Design and optimizations for efficient regular expression matching in DPI systems

Abstract

Efficient techniques for pattern matching are essential in a number of networked systems and services, such as intrusion detection systems, application identification and classification services, and traffic management. Most pattern matching applications describe patterns using regular expression and the support engine is Deterministic Finite Automaton (FA). Previous research studies address either performance or space requirements issues. From the original DFA formalism we design and evaluate optimizations to its representation and operation to meet Deep Packet Inspection (DPI) systems’ requirements for commodity platforms, such as (i) decreasing the original DFA memory consumption (high compression ratio) and (ii) performing pattern matching as fast as the original DFA. Our approach spans from designing the DFA to developing memory layouts to get the most of the underlying architecture.

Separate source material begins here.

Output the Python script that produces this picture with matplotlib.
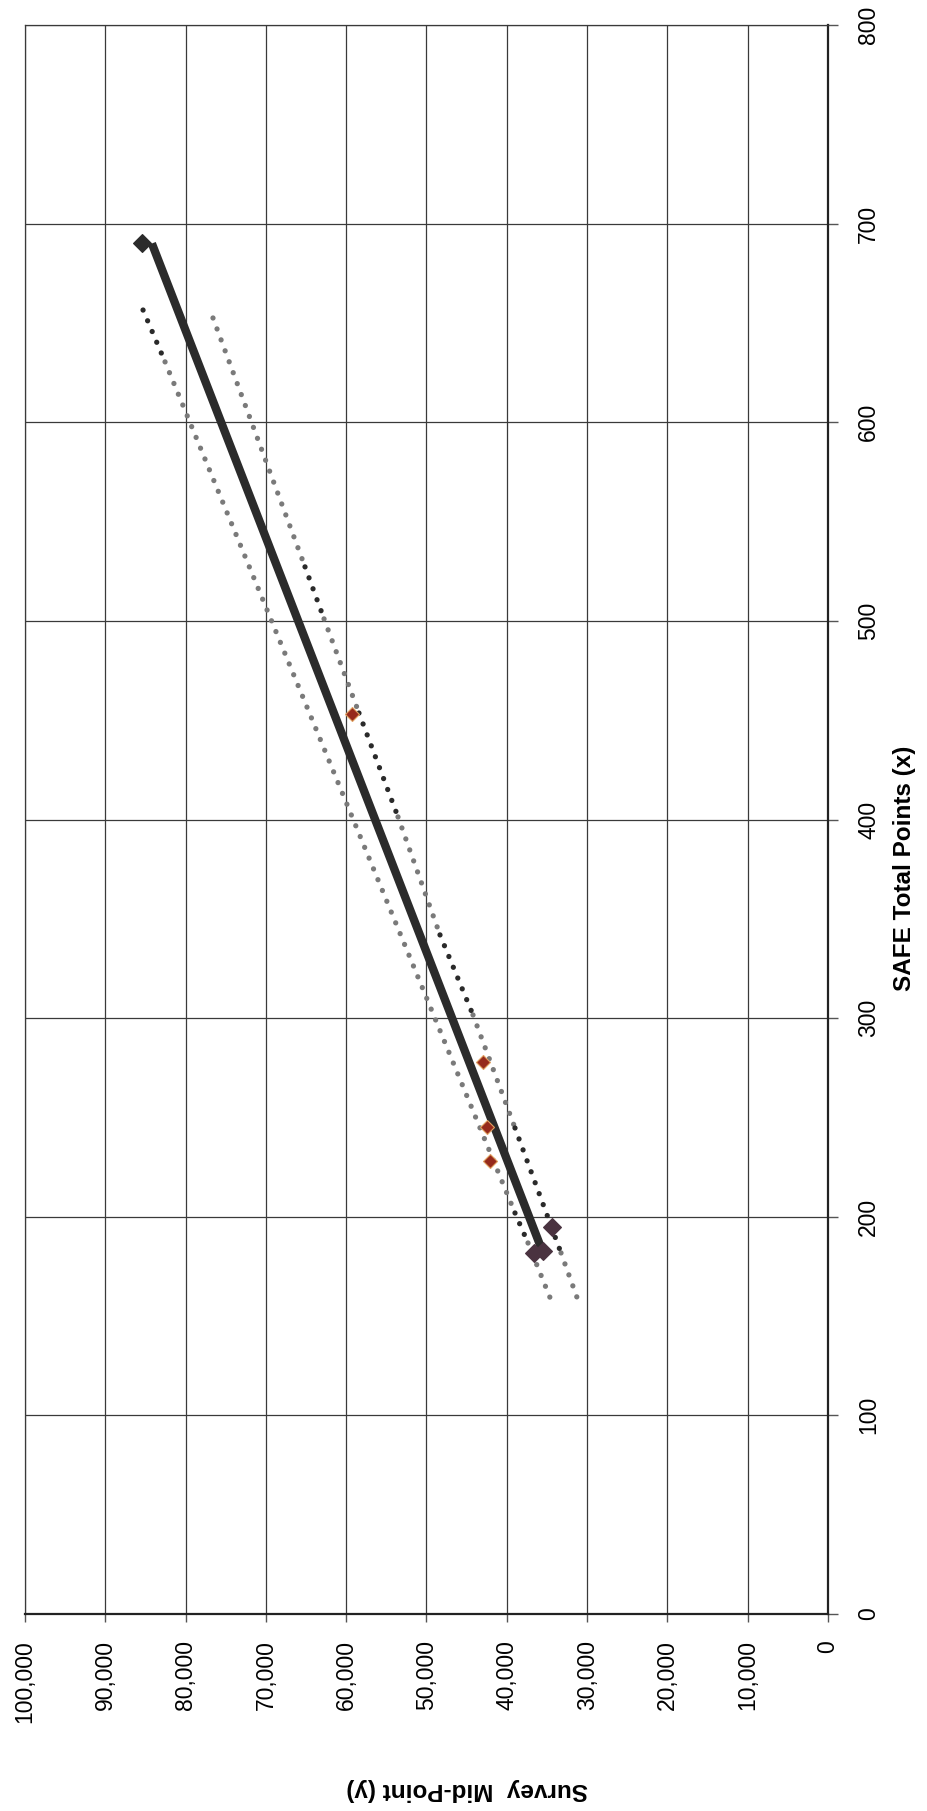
import matplotlib
matplotlib.use("Agg")
import matplotlib.pyplot as plt
from matplotlib import font_manager

safe_points = [690, 453, 278, 245, 228, 195, 183, 182]
mid_points = [85400, 59300, 43000, 42500, 42100, 34400, 35500, 36600]
point_colors = ['#2b2b2b', '#962a1c', '#962a1c', '#962a1c', '#962a1c', '#4a3340', '#4a3340', '#4a3340']
point_edges = ['#2b2b2b', '#e0a060', '#e0a060', '#e0a060', '#e0a060', '#4a3340', '#4a3340', '#4a3340']
point_sizes = [9, 7, 7, 7, 7, 9, 9, 9]

trend_x = [182, 690]
trend_y = [35500, 84200]

# dotted band lines, split where the scan shows grey vs dark dots
grey_segments = [
    ([630.4, 201.9], [82560, 38980]),
    ([186.8, 155.6], [37360, 34250]),
    ([652.5, 527.2], [76590, 65130]),
    ([501.0, 453.6], [62760, 58410]),
    ([401.3, 341.9], [53550, 48320]),
    ([301.6, 244.7], [44210, 38980]),
    ([181.8, 155.1], [33250, 30880]),
]
dark_segments = [
    ([656.5, 630.4], [85300, 82560]),
    ([201.9, 186.8], [38980, 37360]),
    ([527.2, 501.0], [65130, 62760]),
    ([453.6, 401.3], [58410, 53550]),
    ([341.9, 301.6], [48320, 44210]),
    ([244.7, 181.8], [38980, 33250]),
]

y_ticks = list(range(0, 100001, 10000))
y_tick_labels = ['0', '10,000', '20,000', '30,000', '40,000', '50,000',
                 '60,000', '70,000', '80,000', '90,000', '100,000']
x_ticks = list(range(0, 801, 100))

names = {f.name for f in font_manager.fontManager.ttflist}
if 'Liberation Sans Narrow' in names:
    fam, tick_fs, lab_fs = 'Liberation Sans Narrow', 21, 23
else:
    fam, tick_fs, lab_fs = 'Liberation Sans', 16.5, 17.5
plt.rcParams['font.family'] = [fam, 'DejaVu Sans']

W, H = 927, 1811
fig = plt.figure(figsize=(W / 100, H / 100), dpi=100)
ax = fig.add_axes([25 / W, 1 - 1614 / H, (828 - 25) / W, (1614 - 25) / H])

ax.set_xlim(100000, 0)
ax.set_ylim(0, 800)
ax.set_xticks(y_ticks)
ax.set_xticklabels(y_tick_labels, rotation=90, va='top', ha='center', fontsize=tick_fs)
ax.set_yticks(x_ticks)
ax.set_yticklabels([str(v) for v in x_ticks], rotation=90, va='center', ha='left', fontsize=tick_fs)
ax.yaxis.tick_right()
ax.tick_params(axis='x', length=6, width=1, color='#555555', pad=13)
ax.tick_params(axis='y', length=7, width=1, color='#555555', pad=14)

ax.grid(True, color='#3a3a3a', linewidth=0.9)
ax.set_axisbelow(True)
for s in ['left', 'top']:
    ax.spines[s].set_color('#3a3a3a')
    ax.spines[s].set_linewidth(0.9)
for s in ['right', 'bottom']:
    ax.spines[s].set_color('#222222')
    ax.spines[s].set_linewidth(1.6)

dots = dict(linestyle=(0, (0.01, 2.2)), linewidth=3.8, dash_capstyle='round')
for sx, sy in grey_segments:
    ax.plot(sy, sx, color='#7a7a7a', **dots, zorder=2)
for sx, sy in dark_segments:
    ax.plot(sy, sx, color='#2a2a2a', **dots, zorder=3)

ax.plot(trend_y, trend_x, color='#2b2b2b', linewidth=6, solid_capstyle='butt', zorder=4)

for px, py, c, e, m in zip(safe_points, mid_points, point_colors, point_edges, point_sizes):
    ax.plot(py, px, marker='D', markersize=m, color=c, markeredgecolor=e,
            markeredgewidth=0.8, linestyle='none', zorder=5)

fig.text(905 / W, 1 - 868 / H, 'SAFE Total Points (x)', rotation=90,
         ha='center', va='center', fontsize=lab_fs, fontweight='bold')
fig.text(467 / W, 1 - 1789 / H, 'Survey  Mid-Point (y)', rotation=180,
         ha='center', va='center', fontsize=lab_fs, fontweight='bold')

fig.savefig('out.png', dpi=100)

The contributions of this work are threefold: (i) a new and improved finite automaton model, called Ranged Compressed DFA (RCDFA), (ii) three RCDFA optimizations for achieving more compression and matching speed, and (iii) three advanced layouts for implementing the compressed automaton without memory and performance penalties. The experimental evaluation shows that RCDFA compresses DFA up to 99% without imposing additional memory lookups. The proposed advanced layouts reach memory compression of around 97%. RCDFA together with the advanced layouts outperforms the standard DFA by up to 32 times in terms of processing speed.